### PROBLEM TO WORK ON
Using the listing below, give again exactly the lines from the line with "Rebuild this chart" to the line with "const barColors = ['#f0c52b', '#fde599', '#fde599', '#fde599'];", inclusive, without the pictures.

## BEGIN

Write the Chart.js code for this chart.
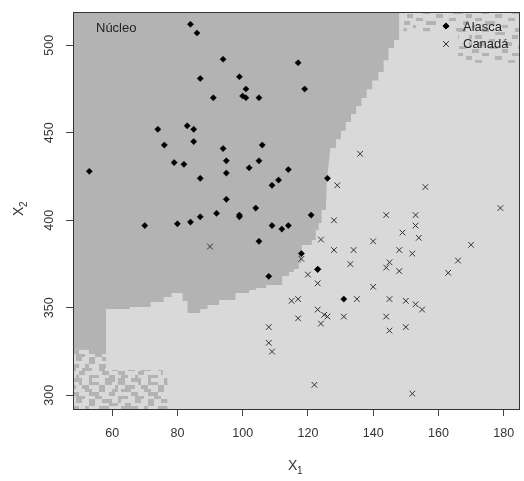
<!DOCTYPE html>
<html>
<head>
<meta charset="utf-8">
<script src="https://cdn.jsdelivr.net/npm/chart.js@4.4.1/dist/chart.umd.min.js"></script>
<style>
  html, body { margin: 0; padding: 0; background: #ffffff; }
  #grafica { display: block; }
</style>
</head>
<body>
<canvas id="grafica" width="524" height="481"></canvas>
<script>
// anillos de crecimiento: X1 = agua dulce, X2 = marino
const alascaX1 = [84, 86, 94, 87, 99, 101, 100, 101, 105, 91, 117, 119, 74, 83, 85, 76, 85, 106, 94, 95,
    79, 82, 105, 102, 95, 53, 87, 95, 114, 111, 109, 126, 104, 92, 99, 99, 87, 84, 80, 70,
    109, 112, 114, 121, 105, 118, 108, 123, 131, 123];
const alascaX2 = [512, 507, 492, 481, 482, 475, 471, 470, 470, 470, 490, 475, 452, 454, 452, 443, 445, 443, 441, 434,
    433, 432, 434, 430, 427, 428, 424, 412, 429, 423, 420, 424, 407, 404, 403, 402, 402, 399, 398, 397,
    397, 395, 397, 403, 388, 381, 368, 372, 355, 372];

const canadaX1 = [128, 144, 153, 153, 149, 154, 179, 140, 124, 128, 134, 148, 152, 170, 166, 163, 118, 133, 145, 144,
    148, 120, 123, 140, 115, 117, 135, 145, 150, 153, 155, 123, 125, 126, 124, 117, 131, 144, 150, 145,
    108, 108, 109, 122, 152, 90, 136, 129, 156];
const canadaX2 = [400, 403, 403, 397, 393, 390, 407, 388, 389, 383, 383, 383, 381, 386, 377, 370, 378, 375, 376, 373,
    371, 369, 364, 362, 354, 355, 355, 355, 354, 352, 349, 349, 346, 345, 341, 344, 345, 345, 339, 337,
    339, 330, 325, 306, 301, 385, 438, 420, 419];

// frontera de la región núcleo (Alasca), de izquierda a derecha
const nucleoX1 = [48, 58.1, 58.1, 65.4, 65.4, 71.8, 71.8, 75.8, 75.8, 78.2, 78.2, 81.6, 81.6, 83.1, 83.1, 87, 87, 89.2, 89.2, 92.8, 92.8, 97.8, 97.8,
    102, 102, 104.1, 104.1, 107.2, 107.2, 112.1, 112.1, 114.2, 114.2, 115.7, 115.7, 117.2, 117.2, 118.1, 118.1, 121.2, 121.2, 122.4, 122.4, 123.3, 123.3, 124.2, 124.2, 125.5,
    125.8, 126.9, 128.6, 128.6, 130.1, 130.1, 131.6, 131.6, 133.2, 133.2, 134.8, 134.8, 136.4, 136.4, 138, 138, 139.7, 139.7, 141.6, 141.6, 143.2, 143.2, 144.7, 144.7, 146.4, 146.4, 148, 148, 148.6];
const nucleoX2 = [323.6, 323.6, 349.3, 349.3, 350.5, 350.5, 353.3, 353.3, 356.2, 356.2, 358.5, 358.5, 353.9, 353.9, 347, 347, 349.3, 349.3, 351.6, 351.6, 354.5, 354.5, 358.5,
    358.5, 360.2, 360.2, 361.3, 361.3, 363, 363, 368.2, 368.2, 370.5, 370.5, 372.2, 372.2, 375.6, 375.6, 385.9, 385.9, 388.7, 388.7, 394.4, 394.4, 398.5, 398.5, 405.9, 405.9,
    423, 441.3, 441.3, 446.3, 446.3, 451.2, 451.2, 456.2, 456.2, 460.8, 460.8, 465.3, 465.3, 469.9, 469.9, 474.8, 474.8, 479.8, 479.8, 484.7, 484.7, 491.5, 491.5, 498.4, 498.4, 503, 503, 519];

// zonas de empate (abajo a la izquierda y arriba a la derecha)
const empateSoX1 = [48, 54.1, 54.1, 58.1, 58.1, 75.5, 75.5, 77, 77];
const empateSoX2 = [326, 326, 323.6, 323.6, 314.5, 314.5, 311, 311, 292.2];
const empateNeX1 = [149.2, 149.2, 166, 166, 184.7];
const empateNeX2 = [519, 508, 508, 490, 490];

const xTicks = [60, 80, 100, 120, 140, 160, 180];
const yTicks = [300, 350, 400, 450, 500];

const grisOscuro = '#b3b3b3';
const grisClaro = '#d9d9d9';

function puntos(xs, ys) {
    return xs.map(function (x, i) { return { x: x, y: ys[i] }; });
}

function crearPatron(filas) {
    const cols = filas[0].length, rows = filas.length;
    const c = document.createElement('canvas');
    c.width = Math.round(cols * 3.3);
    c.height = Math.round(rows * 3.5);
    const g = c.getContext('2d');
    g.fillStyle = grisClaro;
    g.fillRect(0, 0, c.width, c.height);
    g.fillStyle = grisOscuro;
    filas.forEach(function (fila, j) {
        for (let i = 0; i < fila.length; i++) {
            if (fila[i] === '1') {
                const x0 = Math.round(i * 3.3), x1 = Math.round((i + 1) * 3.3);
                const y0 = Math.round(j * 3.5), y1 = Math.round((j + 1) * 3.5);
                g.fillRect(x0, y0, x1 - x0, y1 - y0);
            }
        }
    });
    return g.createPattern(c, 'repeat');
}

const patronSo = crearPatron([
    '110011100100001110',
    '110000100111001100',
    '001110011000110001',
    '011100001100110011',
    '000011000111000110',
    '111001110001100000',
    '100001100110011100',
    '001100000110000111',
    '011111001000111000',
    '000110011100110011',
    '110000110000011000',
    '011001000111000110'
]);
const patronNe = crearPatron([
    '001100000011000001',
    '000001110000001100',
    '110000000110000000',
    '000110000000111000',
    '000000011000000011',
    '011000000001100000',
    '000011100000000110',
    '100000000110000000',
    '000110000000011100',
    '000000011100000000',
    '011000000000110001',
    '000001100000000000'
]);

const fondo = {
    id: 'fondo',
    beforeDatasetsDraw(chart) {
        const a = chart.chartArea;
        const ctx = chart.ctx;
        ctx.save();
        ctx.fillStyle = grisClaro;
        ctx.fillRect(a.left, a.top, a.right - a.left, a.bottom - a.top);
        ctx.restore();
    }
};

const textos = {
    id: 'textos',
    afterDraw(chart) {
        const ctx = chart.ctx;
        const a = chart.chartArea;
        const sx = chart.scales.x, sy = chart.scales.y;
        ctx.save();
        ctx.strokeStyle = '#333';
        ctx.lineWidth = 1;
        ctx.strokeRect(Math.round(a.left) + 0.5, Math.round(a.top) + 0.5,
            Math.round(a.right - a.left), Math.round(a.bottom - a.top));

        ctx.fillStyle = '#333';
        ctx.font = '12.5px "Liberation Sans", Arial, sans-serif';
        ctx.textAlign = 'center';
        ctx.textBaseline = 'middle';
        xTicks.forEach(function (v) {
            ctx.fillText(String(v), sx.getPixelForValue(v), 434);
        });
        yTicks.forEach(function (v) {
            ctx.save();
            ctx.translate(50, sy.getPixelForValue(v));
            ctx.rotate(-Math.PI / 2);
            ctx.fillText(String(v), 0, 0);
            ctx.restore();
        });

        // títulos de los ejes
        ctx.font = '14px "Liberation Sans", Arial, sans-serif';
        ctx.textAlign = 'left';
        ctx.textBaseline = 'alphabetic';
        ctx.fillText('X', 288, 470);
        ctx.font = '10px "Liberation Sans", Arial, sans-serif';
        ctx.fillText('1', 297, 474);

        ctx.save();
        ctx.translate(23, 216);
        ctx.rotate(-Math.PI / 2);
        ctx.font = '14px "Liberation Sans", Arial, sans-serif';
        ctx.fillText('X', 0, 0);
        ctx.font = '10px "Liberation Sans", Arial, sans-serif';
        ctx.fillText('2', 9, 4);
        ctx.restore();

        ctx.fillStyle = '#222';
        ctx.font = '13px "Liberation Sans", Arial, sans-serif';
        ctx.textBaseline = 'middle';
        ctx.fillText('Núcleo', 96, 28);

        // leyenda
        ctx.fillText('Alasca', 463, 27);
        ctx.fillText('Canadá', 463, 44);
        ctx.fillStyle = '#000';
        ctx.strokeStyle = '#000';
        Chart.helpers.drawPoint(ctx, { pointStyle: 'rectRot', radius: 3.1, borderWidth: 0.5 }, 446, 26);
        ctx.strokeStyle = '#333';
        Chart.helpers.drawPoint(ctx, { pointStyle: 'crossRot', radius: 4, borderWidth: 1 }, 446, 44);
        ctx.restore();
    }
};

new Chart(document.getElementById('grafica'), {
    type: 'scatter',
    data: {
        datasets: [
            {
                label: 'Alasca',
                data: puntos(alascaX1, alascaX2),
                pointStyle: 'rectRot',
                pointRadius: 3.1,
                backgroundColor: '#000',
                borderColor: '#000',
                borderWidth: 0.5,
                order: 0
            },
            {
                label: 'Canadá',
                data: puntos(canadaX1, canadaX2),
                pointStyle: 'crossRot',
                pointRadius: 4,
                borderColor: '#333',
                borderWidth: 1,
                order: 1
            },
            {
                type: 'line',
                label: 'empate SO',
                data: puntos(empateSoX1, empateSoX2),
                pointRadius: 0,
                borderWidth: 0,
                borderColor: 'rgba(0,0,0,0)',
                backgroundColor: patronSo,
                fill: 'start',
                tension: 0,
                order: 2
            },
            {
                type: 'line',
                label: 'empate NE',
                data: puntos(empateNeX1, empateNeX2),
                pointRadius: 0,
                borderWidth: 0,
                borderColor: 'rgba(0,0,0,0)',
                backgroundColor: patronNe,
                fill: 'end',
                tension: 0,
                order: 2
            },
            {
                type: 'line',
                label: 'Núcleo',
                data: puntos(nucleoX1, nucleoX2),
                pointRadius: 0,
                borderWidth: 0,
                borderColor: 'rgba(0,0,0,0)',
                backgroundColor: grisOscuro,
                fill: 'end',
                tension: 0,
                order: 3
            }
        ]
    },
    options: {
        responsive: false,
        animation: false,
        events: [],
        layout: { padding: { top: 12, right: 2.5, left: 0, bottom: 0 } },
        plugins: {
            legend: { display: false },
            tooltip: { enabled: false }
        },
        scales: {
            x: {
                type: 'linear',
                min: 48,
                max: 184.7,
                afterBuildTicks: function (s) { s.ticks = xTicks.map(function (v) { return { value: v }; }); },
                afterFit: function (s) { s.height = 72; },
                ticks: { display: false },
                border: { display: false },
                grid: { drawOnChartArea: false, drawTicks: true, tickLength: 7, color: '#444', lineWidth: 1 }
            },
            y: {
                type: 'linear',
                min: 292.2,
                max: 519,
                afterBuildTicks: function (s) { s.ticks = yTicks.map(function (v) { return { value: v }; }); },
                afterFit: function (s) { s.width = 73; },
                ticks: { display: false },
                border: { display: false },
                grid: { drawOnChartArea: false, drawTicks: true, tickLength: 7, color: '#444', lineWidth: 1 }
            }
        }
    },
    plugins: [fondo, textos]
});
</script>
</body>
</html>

## END
## BEGIN

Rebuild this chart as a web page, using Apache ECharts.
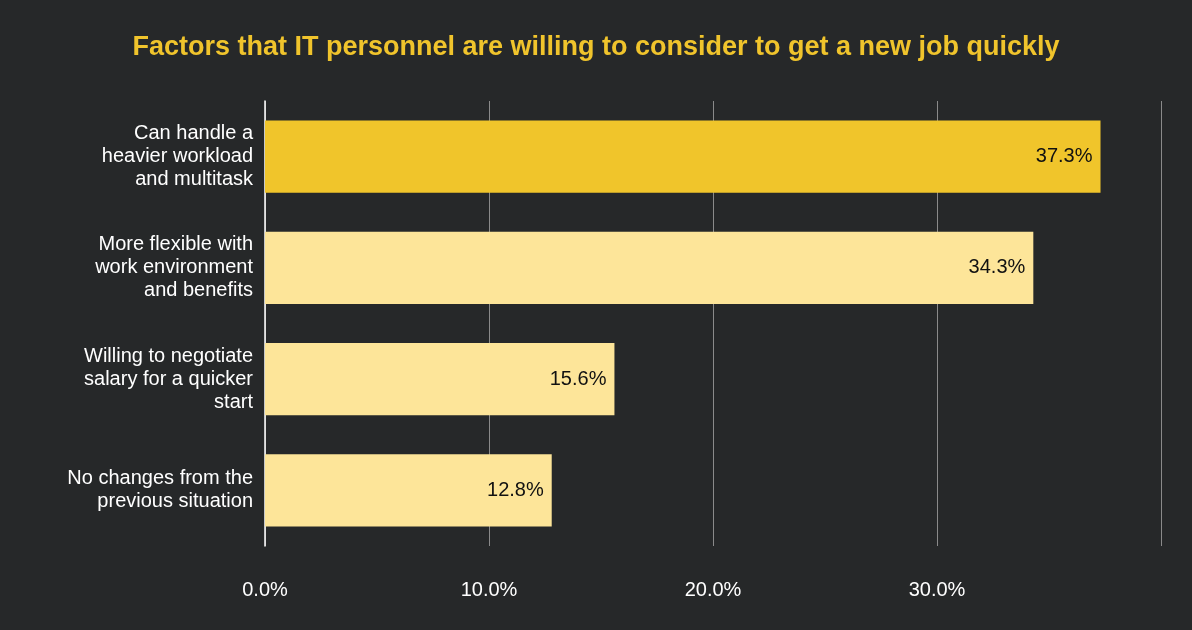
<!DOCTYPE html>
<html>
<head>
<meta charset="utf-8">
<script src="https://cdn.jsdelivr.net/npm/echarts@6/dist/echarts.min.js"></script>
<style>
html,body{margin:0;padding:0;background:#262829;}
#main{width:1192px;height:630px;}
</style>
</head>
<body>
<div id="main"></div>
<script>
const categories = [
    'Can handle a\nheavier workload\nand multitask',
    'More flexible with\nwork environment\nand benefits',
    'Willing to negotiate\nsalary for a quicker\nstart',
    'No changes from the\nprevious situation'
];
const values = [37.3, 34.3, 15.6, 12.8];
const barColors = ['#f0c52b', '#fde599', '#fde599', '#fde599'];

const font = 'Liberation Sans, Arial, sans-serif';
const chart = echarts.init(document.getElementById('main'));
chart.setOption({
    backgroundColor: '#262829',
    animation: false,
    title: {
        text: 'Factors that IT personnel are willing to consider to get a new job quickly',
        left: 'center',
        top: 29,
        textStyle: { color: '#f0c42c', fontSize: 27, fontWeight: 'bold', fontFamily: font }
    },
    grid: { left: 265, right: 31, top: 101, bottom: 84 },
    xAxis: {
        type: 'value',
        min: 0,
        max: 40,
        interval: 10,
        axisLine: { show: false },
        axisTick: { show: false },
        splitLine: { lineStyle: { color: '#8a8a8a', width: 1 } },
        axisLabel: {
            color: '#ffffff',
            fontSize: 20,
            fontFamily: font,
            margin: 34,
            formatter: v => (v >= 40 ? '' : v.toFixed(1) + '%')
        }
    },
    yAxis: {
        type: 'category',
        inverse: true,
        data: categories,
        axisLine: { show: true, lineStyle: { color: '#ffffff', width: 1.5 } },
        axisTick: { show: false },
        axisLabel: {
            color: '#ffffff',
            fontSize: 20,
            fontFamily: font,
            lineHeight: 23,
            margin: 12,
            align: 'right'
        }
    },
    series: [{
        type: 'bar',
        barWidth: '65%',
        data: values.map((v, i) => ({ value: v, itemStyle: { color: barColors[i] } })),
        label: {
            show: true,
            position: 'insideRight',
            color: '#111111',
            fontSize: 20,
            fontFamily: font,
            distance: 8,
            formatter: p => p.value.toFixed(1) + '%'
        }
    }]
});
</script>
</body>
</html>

## END
## BEGIN

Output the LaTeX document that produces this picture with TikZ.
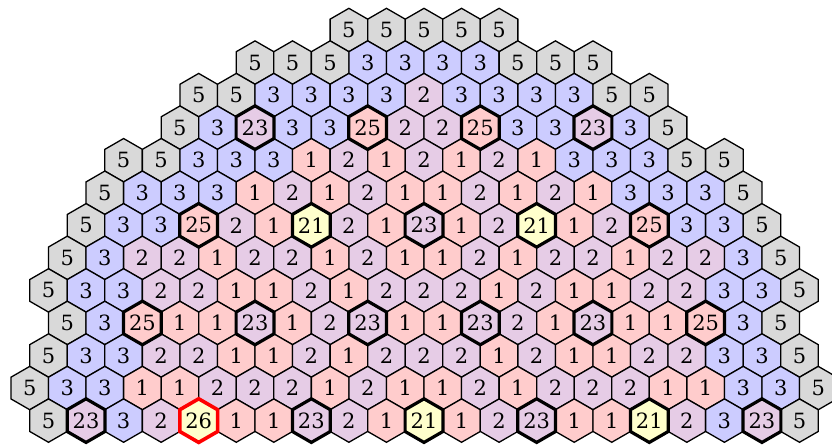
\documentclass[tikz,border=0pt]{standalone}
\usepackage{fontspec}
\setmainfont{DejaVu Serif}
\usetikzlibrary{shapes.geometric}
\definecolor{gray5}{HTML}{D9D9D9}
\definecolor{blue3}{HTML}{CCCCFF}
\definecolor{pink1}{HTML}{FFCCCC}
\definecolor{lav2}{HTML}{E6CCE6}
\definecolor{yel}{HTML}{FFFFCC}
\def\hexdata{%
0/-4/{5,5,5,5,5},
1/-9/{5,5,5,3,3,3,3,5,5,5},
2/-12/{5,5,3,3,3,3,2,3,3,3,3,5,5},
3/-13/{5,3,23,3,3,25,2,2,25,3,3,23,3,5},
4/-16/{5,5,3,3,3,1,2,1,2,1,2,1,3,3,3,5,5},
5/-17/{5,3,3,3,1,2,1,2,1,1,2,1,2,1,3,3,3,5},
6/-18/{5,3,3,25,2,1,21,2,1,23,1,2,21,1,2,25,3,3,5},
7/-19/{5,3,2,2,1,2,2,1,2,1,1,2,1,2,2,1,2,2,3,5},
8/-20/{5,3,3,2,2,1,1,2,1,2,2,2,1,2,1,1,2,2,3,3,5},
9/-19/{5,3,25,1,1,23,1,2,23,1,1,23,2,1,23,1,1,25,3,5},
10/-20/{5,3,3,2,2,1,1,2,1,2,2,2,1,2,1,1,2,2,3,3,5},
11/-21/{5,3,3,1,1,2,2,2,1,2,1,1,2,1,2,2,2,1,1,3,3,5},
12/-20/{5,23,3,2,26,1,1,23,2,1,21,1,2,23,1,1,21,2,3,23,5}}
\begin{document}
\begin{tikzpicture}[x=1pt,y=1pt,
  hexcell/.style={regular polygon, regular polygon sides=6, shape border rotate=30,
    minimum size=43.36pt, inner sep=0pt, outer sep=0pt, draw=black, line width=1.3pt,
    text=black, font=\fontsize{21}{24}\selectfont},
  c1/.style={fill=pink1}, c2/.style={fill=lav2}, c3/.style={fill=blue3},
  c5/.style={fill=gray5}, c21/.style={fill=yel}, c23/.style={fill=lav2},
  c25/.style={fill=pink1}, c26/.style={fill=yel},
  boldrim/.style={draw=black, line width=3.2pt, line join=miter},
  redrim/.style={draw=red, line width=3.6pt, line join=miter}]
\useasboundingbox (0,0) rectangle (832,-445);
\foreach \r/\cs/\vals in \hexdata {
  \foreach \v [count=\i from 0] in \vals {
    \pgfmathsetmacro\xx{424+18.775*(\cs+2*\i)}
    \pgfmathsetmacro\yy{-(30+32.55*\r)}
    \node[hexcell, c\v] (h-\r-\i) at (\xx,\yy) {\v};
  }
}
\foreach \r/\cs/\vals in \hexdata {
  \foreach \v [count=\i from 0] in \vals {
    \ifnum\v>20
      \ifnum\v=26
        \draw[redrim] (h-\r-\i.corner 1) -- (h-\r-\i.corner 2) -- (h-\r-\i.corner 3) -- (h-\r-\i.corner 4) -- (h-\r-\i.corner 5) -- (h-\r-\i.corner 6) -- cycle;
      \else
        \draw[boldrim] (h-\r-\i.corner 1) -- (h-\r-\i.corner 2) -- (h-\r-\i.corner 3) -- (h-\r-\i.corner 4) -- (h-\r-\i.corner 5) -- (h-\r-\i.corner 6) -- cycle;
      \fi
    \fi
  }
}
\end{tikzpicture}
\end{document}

## END

### REPLY
Rebuild this chart as a web page, using Apache ECharts.
<!DOCTYPE html>
<html>
<head>
<meta charset="utf-8">
<script src="https://cdn.jsdelivr.net/npm/echarts@6/dist/echarts.min.js"></script>
<style>
html,body{margin:0;padding:0;background:#262829;}
#main{width:1192px;height:630px;}
</style>
</head>
<body>
<div id="main"></div>
<script>
const categories = [
    'Can handle a\nheavier workload\nand multitask',
    'More flexible with\nwork environment\nand benefits',
    'Willing to negotiate\nsalary for a quicker\nstart',
    'No changes from the\nprevious situation'
];
const values = [37.3, 34.3, 15.6, 12.8];
const barColors = ['#f0c52b', '#fde599', '#fde599', '#fde599'];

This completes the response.